In the shadow of oil fields and giant drums of petrochemical plants, Houston, the fourth-largest city in the United States, is flush with parks, hike and bike trails, and government efforts to reduce the carbon footprint and think green.
“The city of Houston is the number one municipal purchaser of green power and the seventh largest overall purchaser in the nation,” said Mayor Annise Parker in an emailed response to questions from Xinhua.
“Thirty-three percent of the city’s energy comes from wind farms in West Texas, and the city will increase that percentage to 50 percent by the summer of 2013,” she added.
Over the next nine years, Houston will be implementing the voter-approved Bayou Greenways Initiative to add 4,000 acres (16.19 square km) of new and equitably distributed green spaces that can also serve the functions of flood control and stormwater quality enhancement, Parker said.
“It will also complete 300 miles (482 km) of continuous all-weather hike and bike trails that will meander through those greenways,” she said. “Developing green corridors along the bayous with connected trails bring a smart and sustainable resolution to alleviate the city’s green space and flooding challenges.”
Houston’s efforts to convert its communities to renewable energy, recycling and culture of conservation has not gone unnoticed, with one city office — the Code Enforcement Green Building Center (CEGBC) — attracting visitors from all over the world.
From its vegetated rooftop garden to a recyclable rainwater collection system, the museum-like four-story building is itself a study in energy conservation and environmental friendliness.
For the 20 or so individuals, tours, schools, businesses or nonprofits coming to the permitting center headquarters every day to get approval to develop and build within the city, the center provides a first-hand and interactive look at the materials and structural strategies to build, remodel or renovate with green solutions.
The center offers a showroom and classroom that contain samples of recycled or refurbished materials in more than 50 displays. It also includes a library of information and free samples of green materials that create a less-costly and healthier living environment, said the center’s executive director, Steve Stelzer, in an exclusive interview with Xinhua.
“We have a lot of alternative building materials, insulation and water-conserving displays, recycled content materials, energy control devices and recovery displays,” Stelzer said. “The whole idea is to have things people can touch and feel.”
Parker said the city is exploring ideas about implementing the program of Property Assessed Clean Energy, which will provide financing to help property owners break down the financial barriers to install renewable energy projects.
“One of the city’s most successful environmental outreach programs is the Houston Green Office Challenge (GOC),” Parker said. “The city launched the program to provide training and resources to help office building owners, property managers, management districts and tenants increase their environmental and economic performance in cleaner transportation choices, energy conservation, property management, tenant engagement, water efficiency and waste reduction.”
“In the first year of the program, the GOC program had 400 participants who collectively reduced energy usage by 28 million kwh, reduced water usage by 74 million gallons (280,000 tons),” Parker said.

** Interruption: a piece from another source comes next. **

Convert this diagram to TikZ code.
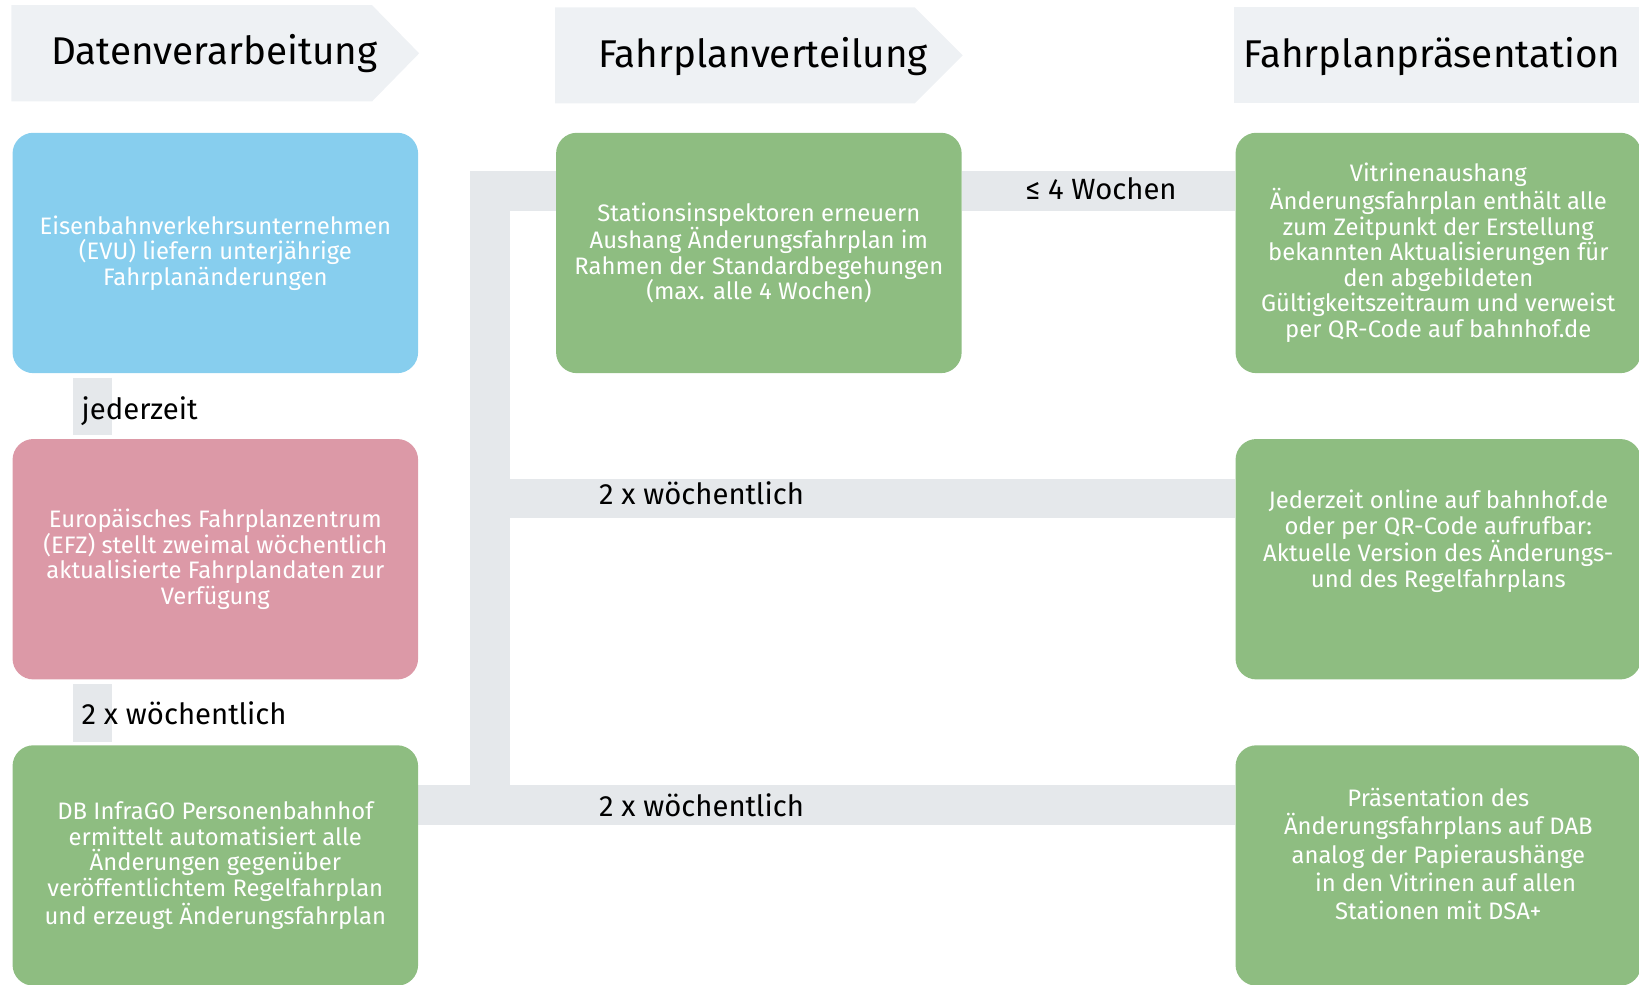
\documentclass[tikz,border=0pt]{standalone}
\usepackage{fontspec}
\setmainfont{Fira Sans}
\usetikzlibrary{backgrounds,calc}
\definecolor{headfill}{HTML}{EEF1F4}
\definecolor{barfill}{HTML}{E5E8EB}
\definecolor{bluebox}{HTML}{87CEEE}
\definecolor{pinkbox}{HTML}{DC99A7}
\definecolor{greenbox}{HTML}{8EBD81}
\tikzset{
  box/.style={rounded corners=20pt, minimum width=388pt, minimum height=230pt,
    inner sep=0pt, align=center, text=white,
    font=\fontsize{22.8}{24.5}\selectfont},
  headtext/.style={inner sep=0pt, font=\fontsize{37}{42}\selectfont},
  lbl/.style={inner sep=0pt, anchor=base west, font=\fontsize{28}{32}\selectfont},
  bar/.style={draw=barfill, line width=38pt, line join=miter},
}
\begin{document}
\begin{tikzpicture}[x=1pt,y=-1pt]
\useasboundingbox (0,0) rectangle (1568,942);
% headers
\fill[headfill] (11,5) -- (356,5) -- (401,51) -- (356,97) -- (11,97) -- cycle;
\fill[headfill] (531,7) -- (875,7) -- (921,53) -- (875,99) -- (531,99) -- cycle;
\fill[headfill] (1181,7) -- (1568,7) -- (1568,99) -- (1181,99) -- cycle;
\node[headtext] (h1) at (205,51) {Datenverarbeitung};
\node[headtext] (h2) at (730,54) {Fahrplanverteilung};
\node[headtext] (h3) at (1370,54) {Fahrplanpräsentation};
% boxes
\node[box, fill=bluebox] (evu) at (206,242) {Eisenbahnverkehrsunternehmen\\(EVU) liefern unterjährige\\Fahrplanänderungen};
\node[box, fill=pinkbox] (efz) at (206,535) {Europäisches Fahrplanzentrum\\(EFZ) stellt zweimal wöchentlich\\aktualisierte Fahrplandaten zur\\Verfügung};
\node[box, fill=greenbox] (db) at (206,828) {DB InfraGO Personenbahnhof\\ermittelt automatisiert alle\\Änderungen gegenüber\\veröffentlichtem Regelfahrplan\\und erzeugt Änderungsfahrplan};
\node[box, fill=greenbox] (si) at (726,242) {Stationsinspektoren erneuern\\Aushang Änderungsfahrplan im\\Rahmen der Standardbegehungen\\(max. alle 4 Wochen)};
\node[box, fill=greenbox] (vit) at (1376,242) {Vitrinenaushang\\Änderungsfahrplan enthält alle\\zum Zeitpunkt der Erstellung\\bekannten Aktualisierungen für\\den abgebildeten\\Gültigkeitszeitraum und verweist\\per QR-Code auf bahnhof.de};
\node[box, fill=greenbox] (online) at (1376,535) {};
\node[align=center, text=white, inner sep=0pt, font=\fontsize{22.8}{24.5}\selectfont] (onlinetext) at (1376,518) {Jederzeit online auf bahnhof.de\\oder per QR-Code aufrufbar:\\Aktuelle Version des Änderungs-\\und des Regelfahrplans};
\node[box, fill=greenbox] (dab) at (1376,828) {};
\node[align=center, text=white, inner sep=0pt, font=\fontsize{22.8}{27}\selectfont] (dabtext) at (1376,817) {Präsentation des\\Änderungsfahrplans auf DAB\\analog der Papieraushänge\\\hspace*{14pt}in den Vitrinen auf allen\\Stationen mit DSA+};
% row/column coordinates
\coordinate (c0) at (88.5,0);
\coordinate (c1) at (469,0);
\coordinate (r1) at (0,183);
\coordinate (r2) at (0,477);
\coordinate (r3) at (0,770);
% connectors
\begin{scope}[on background layer]
\draw[bar, shorten <=4pt, shorten >=4pt] (evu.south -| c0) -- (efz.north -| c0);
\draw[bar, shorten <=4pt, shorten >=3pt] (efz.south -| c0) -- (db.north -| c0);
\draw[bar] (si.west |- r1) -- (c1 |- r1) -- (c1 |- r3);
\draw[bar] (db.east |- r3) -- (dab.west |- r3);
\draw[bar] (c1 |- r2) -- (online.west |- r2);
\draw[bar] (si.east |- r1) -- (vit.west |- r1);
\end{scope}
% labels
\node[lbl] (l1) at (78,401) {jederzeit};
\node[lbl] (l2) at (78,693) {2 x wöchentlich};
\node[lbl] (l3) at (573,483) {2 x wöchentlich};
\node[lbl] (l4) at (573,781) {2 x wöchentlich};
\node[lbl] (l5) at (981,191) {≤ 4 Wochen};
\end{tikzpicture}
\end{document}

In 2011, Parker and the GOC program were selected as the nation’s top winner in the 2011 Mayors’ Climate Protection Awards, sponsored by the U.S. Conference of Mayors, a program that recognizes mayors for innovative practices in their cities that increase energy efficiency and reduce greenhouse gas emissions.
“Other cities could implement (the GOC program) because it is adaptable to any cities’ needs,” Parker said.

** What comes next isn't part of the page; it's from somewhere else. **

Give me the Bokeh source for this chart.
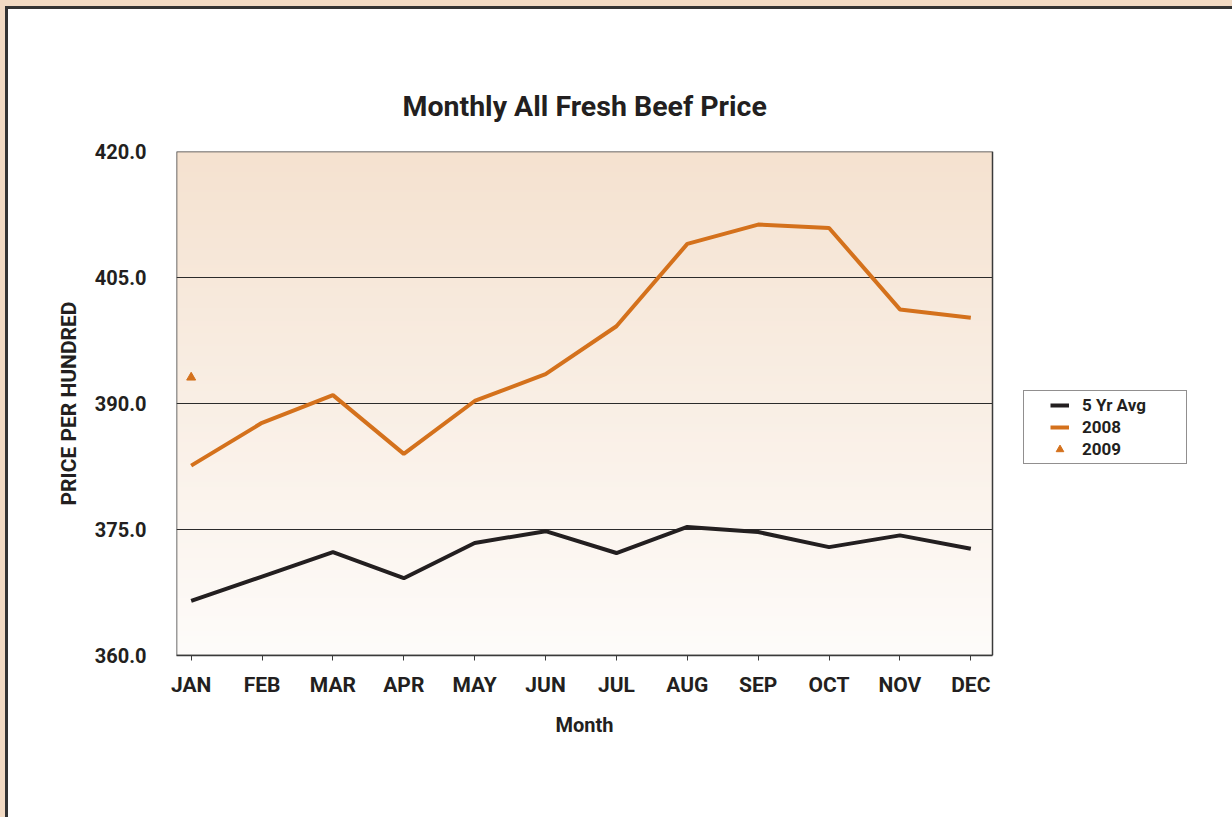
import numpy as np
from bokeh.plotting import figure
from bokeh.models import (FixedTicker, PrintfTickFormatter, Legend, LegendItem, Range1d,
                          BoxAnnotation, Title)
from bokeh.embed import file_html
from bokeh.resources import INLINE

months = ["JAN", "FEB", "MAR", "APR", "MAY", "JUN", "JUL", "AUG", "SEP", "OCT", "NOV", "DEC"]
avg5 = [366.5, 369.4, 372.3, 369.2, 373.4, 374.8, 372.2, 375.3, 374.7, 372.9, 374.3, 372.7]
y2008 = [382.6, 387.7, 391.0, 384.0, 390.3, 393.5, 399.2, 409.0, 411.3, 410.9, 401.2, 400.2]
y2009 = [393.1]
y_ticks = [360, 375, 390, 405, 420]

FONT = "Roboto"
TXT = "#231f20"
ORANGE = "#d4711c"
EDGE = "#3a3a3a"

xs = list(range(len(months)))
# plotted data area (months axis) and the wider drawing frame that also holds the legend
x0, x1 = -0.207, 11.306
y0, y1 = 360, 420
AREA_W = 816                      # px width of the plotted area
FRAME_W = 1034                    # px width of the full frame (area + legend room)
x_view_end = x0 + (x1 - x0) * FRAME_W / AREA_W

p = figure(width=1232, height=817, output_backend="svg", toolbar_location=None,
           x_range=Range1d(x0, x_view_end), y_range=Range1d(y0, y1),
           min_border_left=176, min_border_right=1232 - 176 - FRAME_W,
           min_border_top=151, min_border_bottom=162,
           background_fill_color="white", border_fill_color=None)
p.styles = {"background-color": "white",
            "box-shadow": "inset 5px 6px 0 0 #f2dac3, inset 8px 9px 0 0 #333333"}
p.outline_line_color = None

# gradient background of the plotted area
n = 200
t = np.linspace(0, 1, n)[:, None]
top = np.array([245, 226, 208])
bot = np.array([254, 252, 250])
cols = (bot * (1 - t) + top * t).astype(np.uint32)
img = (255 << 24) | (cols[:, 2] << 16) | (cols[:, 1] << 8) | cols[:, 0]
img = img.reshape(n, 1)
p.image_rgba(image=[img], x=x0, y=y0, dw=x1 - x0, dh=y1 - y0, level="image")

# horizontal grid lines limited to the plotted area
inner = y_ticks[1:-1]
p.segment(x0=[x0] * len(inner), y0=inner, x1=[x1] * len(inner), y1=inner,
          line_color="#2b2b2b", line_width=1, level="underlay")
p.add_layout(BoxAnnotation(left=x0, right=x1, bottom=y0, top=y1,
                           fill_alpha=0, line_color=EDGE, line_alpha=1.0, line_width=1.5))

p.title.text = "Monthly All Fresh Beef Price"
p.title.align = "left"
p.title.offset = 226
p.title.text_font = FONT
p.title.text_font_size = "28.5px"
p.title.text_font_style = "bold"
p.title.text_color = TXT
p.title.standoff = 58

p.xgrid.visible = False
p.ygrid.visible = False

# y axis
ya = p.yaxis[0]
ya.ticker = FixedTicker(ticks=y_ticks)
ya.formatter = PrintfTickFormatter(format="%.1f")
ya.axis_line_color = None
ya.major_tick_line_color = None
ya.minor_tick_line_color = None
ya.major_label_standoff = 24
ya.major_label_text_font = FONT
ya.major_label_text_font_size = "20px"
ya.major_label_text_font_style = "bold"
ya.major_label_text_color = TXT
ya.axis_label = "PRICE PER HUNDRED"
ya.axis_label_text_font = FONT
ya.axis_label_text_font_size = "21px"
ya.axis_label_text_font_style = "bold"
ya.axis_label_text_color = TXT
ya.axis_label_standoff = 11

# x axis
xa = p.xaxis[0]
xa.bounds = (x0, x1)
xa.ticker = FixedTicker(ticks=xs)
xa.major_label_overrides = {i: m for i, m in enumerate(months)}
xa.axis_line_color = EDGE
xa.axis_line_width = 1.5
xa.major_tick_line_color = EDGE
xa.major_tick_out = 5
xa.major_tick_in = 0
xa.minor_tick_line_color = None
xa.major_label_standoff = 12
xa.major_label_text_font = FONT
xa.major_label_text_font_size = "21px"
xa.major_label_text_font_style = "bold"
xa.major_label_text_color = TXT

# x axis title, centred under the plotted area
p.add_layout(Title(text="Month", align="left", offset=555 - 176, standoff=22,
                   text_font=FONT, text_font_size="20px", text_font_style="bold",
                   text_color=TXT), "below")

r_avg = p.line(xs, avg5, line_color=TXT, line_width=4)
r_08 = p.line(xs, y2008, line_color=ORANGE, line_width=4)
r_09 = p.scatter(xs[:len(y2009)], y2009, marker="triangle", size=9,
                 fill_color=ORANGE, line_color=ORANGE)

legend = Legend(items=[LegendItem(label="5 Yr Avg", renderers=[r_avg]),
                       LegendItem(label="2008", renderers=[r_08]),
                       LegendItem(label="2009", renderers=[r_09])],
                location=(847, 191), orientation="vertical",
                padding=4, margin=0, spacing=2,
                glyph_width=19, glyph_height=20, label_height=20, label_width=100,
                label_standoff=13,
                title=" ", title_location="left", title_text_font_size="12px",
                title_standoff=8,
                label_text_font=FONT, label_text_font_size="17px",
                label_text_font_style="bold", label_text_color=TXT,
                border_line_color="#231f20", border_line_width=1.5,
                background_fill_color="white", background_fill_alpha=1.0)
p.add_layout(legend)

open("out.html", "w").write(file_html(p, INLINE))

At various computerized work stations throughout the CEGBC, the public can navigate the web to see the center’s green building adviser. Like everything at the center, computer access is free to the public. The display showroom has building component, water conservation, site and energy efficiency sections.
One of the most popular features at the center is the demonstration vegetated roof.
“We irrigate it from air-conditioning condensate,” Stelzer said. “We grow a combination of a Mexican sedum and native grasses and wild flowers. The roof does three things: It helps to retain the rain water, keeps the roof cooler, and, the best thing about it, the roof keeps out ultraviolet rays.”
Such a roof does require a greater cost in materials, but while traditional, lower-cost roofs will have to be repaired and in most cases replaced in 15 to 20 years, “we won’t be doing that,” he said.
The center is the third largest in the nation right behind the largest in Chicago and then Boston.
Despite Houston’s efforts to educate the public about the advantages of ecologically friendly building practices, Stelzer said the public suffers from an alarming lack of education about the subject.
“There is an astounding lack of education about basic concepts,” he said. “People really don’t understand insulation very well and I think these things can be taught in middle schools and high schools so people have a better sense of how their homes operate. I want to try and help with that, so I am reaching out to the schools.”
City programs or projects the mayor recommends for adaption in other large cities throughout the world include an energy reduction program in city municipal buildings.
“A total of 297 city facilities are expected to achieve guaranteed energy use reductions of 30 percent saving over 22 million kwh of electricity every year, with paybacks of, on average, less than 10 years,” Parker said.
Other Houston green programs include the month-old expansion of the Houston Bike Share to encourage biking in Houston. Parker said biking will encourage health and environmental change, as part of the community’s transportation network.